■ Brief: Leave the pictures out. Return all other data exactly.

*** Task material ***

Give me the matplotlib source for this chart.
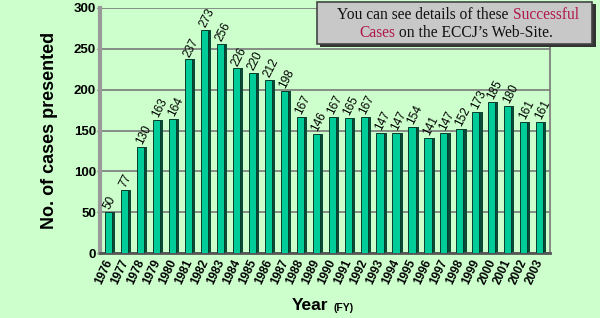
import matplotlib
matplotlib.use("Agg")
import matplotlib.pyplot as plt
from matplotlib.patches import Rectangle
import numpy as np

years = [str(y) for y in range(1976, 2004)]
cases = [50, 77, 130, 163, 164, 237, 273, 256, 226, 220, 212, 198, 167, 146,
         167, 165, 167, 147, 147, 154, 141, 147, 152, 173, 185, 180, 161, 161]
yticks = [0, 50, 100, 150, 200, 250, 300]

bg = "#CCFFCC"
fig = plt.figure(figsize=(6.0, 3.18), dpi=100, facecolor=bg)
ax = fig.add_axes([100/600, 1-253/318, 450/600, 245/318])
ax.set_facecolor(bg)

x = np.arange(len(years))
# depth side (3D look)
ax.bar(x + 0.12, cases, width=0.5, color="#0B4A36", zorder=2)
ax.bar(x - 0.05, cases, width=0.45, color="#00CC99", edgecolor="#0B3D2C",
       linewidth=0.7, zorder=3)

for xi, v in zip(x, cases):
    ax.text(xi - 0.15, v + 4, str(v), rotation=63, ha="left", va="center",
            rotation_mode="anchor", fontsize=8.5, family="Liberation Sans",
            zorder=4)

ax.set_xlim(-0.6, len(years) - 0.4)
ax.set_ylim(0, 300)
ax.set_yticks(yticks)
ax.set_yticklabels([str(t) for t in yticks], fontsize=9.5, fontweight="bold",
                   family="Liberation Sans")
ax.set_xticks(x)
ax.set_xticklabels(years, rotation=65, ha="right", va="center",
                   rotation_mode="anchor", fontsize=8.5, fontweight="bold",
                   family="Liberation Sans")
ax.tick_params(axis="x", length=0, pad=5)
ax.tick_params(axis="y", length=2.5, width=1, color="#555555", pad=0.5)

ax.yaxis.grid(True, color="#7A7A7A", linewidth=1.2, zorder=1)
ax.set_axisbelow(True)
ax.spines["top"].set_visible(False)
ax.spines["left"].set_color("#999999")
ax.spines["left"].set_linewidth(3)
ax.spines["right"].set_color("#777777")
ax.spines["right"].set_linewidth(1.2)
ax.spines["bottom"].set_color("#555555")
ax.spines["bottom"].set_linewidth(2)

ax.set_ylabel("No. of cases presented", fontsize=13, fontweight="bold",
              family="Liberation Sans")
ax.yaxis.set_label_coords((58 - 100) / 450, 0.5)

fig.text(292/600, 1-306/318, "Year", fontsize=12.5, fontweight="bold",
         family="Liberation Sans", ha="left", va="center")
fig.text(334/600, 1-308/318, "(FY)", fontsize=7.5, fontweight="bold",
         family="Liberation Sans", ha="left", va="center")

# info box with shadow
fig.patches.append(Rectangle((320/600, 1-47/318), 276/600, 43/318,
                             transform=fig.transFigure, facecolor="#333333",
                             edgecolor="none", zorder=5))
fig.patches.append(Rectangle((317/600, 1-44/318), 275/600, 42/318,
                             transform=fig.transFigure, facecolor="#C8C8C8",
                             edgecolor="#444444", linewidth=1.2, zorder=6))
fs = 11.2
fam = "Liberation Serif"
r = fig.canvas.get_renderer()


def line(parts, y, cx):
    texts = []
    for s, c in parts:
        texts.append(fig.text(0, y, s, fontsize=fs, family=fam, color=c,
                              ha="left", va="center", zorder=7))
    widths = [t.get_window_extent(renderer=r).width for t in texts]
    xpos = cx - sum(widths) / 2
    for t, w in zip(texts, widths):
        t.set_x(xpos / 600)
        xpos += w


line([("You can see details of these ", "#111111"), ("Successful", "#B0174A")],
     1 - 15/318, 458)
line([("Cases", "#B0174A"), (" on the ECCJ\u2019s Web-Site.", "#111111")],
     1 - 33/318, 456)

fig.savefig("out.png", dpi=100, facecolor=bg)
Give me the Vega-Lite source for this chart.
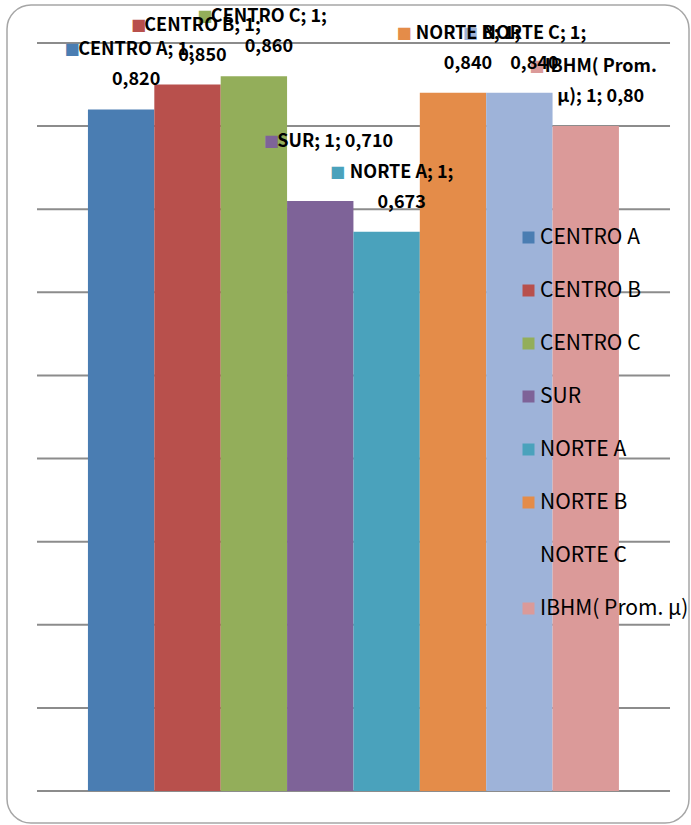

***

■ Response below:
Give me the matplotlib source for this chart.
import matplotlib
matplotlib.use("Agg")
import matplotlib.pyplot as plt
from matplotlib.patches import Rectangle
import numpy as np

years = [str(y) for y in range(1976, 2004)]
cases = [50, 77, 130, 163, 164, 237, 273, 256, 226, 220, 212, 198, 167, 146,
         167, 165, 167, 147, 147, 154, 141, 147, 152, 173, 185, 180, 161, 161]
yticks = [0, 50, 100, 150, 200, 250, 300]

bg = "#CCFFCC"
fig = plt.figure(figsize=(6.0, 3.18), dpi=100, facecolor=bg)
ax = fig.add_axes([100/600, 1-253/318, 450/600, 245/318])
ax.set_facecolor(bg)

x = np.arange(len(years))
# depth side (3D look)
ax.bar(x + 0.12, cases, width=0.5, color="#0B4A36", zorder=2)
ax.bar(x - 0.05, cases, width=0.45, color="#00CC99", edgecolor="#0B3D2C",
       linewidth=0.7, zorder=3)

for xi, v in zip(x, cases):
    ax.text(xi - 0.15, v + 4, str(v), rotation=63, ha="left", va="center",
            rotation_mode="anchor", fontsize=8.5, family="Liberation Sans",
            zorder=4)

ax.set_xlim(-0.6, len(years) - 0.4)
ax.set_ylim(0, 300)
ax.set_yticks(yticks)
ax.set_yticklabels([str(t) for t in yticks], fontsize=9.5, fontweight="bold",
                   family="Liberation Sans")
ax.set_xticks(x)
ax.set_xticklabels(years, rotation=65, ha="right", va="center",
                   rotation_mode="anchor", fontsize=8.5, fontweight="bold",
                   family="Liberation Sans")
ax.tick_params(axis="x", length=0, pad=5)
ax.tick_params(axis="y", length=2.5, width=1, color="#555555", pad=0.5)

ax.yaxis.grid(True, color="#7A7A7A", linewidth=1.2, zorder=1)
ax.set_axisbelow(True)
ax.spines["top"].set_visible(False)
ax.spines["left"].set_color("#999999")
ax.spines["left"].set_linewidth(3)
ax.spines["right"].set_color("#777777")
ax.spines["right"].set_linewidth(1.2)
ax.spines["bottom"].set_color("#555555")
ax.spines["bottom"].set_linewidth(2)

ax.set_ylabel("No. of cases presented", fontsize=13, fontweight="bold",
              family="Liberation Sans")
ax.yaxis.set_label_coords((58 - 100) / 450, 0.5)

fig.text(292/600, 1-306/318, "Year", fontsize=12.5, fontweight="bold",
         family="Liberation Sans", ha="left", va="center")
fig.text(334/600, 1-308/318, "(FY)", fontsize=7.5, fontweight="bold",
         family="Liberation Sans", ha="left", va="center")

# info box with shadow
fig.patches.append(Rectangle((320/600, 1-47/318), 276/600, 43/318,
                             transform=fig.transFigure, facecolor="#333333",
                             edgecolor="none", zorder=5))
fig.patches.append(Rectangle((317/600, 1-44/318), 275/600, 42/318,
                             transform=fig.transFigure, facecolor="#C8C8C8",
                             edgecolor="#444444", linewidth=1.2, zorder=6))
fs = 11.2
fam = "Liberation Serif"
r = fig.canvas.get_renderer()


def line(parts, y, cx):
    texts = []
    for s, c in parts:
        texts.append(fig.text(0, y, s, fontsize=fs, family=fam, color=c,
                              ha="left", va="center", zorder=7))
    widths = [t.get_window_extent(renderer=r).width for t in texts]
    xpos = cx - sum(widths) / 2
    for t, w in zip(texts, widths):
        t.set_x(xpos / 600)
        xpos += w


line([("You can see details of these ", "#111111"), ("Successful", "#B0174A")],
     1 - 15/318, 458)
line([("Cases", "#B0174A"), (" on the ECCJ\u2019s Web-Site.", "#111111")],
     1 - 33/318, 456)

fig.savefig("out.png", dpi=100, facecolor=bg)
Give me the Vega-Lite source for this chart.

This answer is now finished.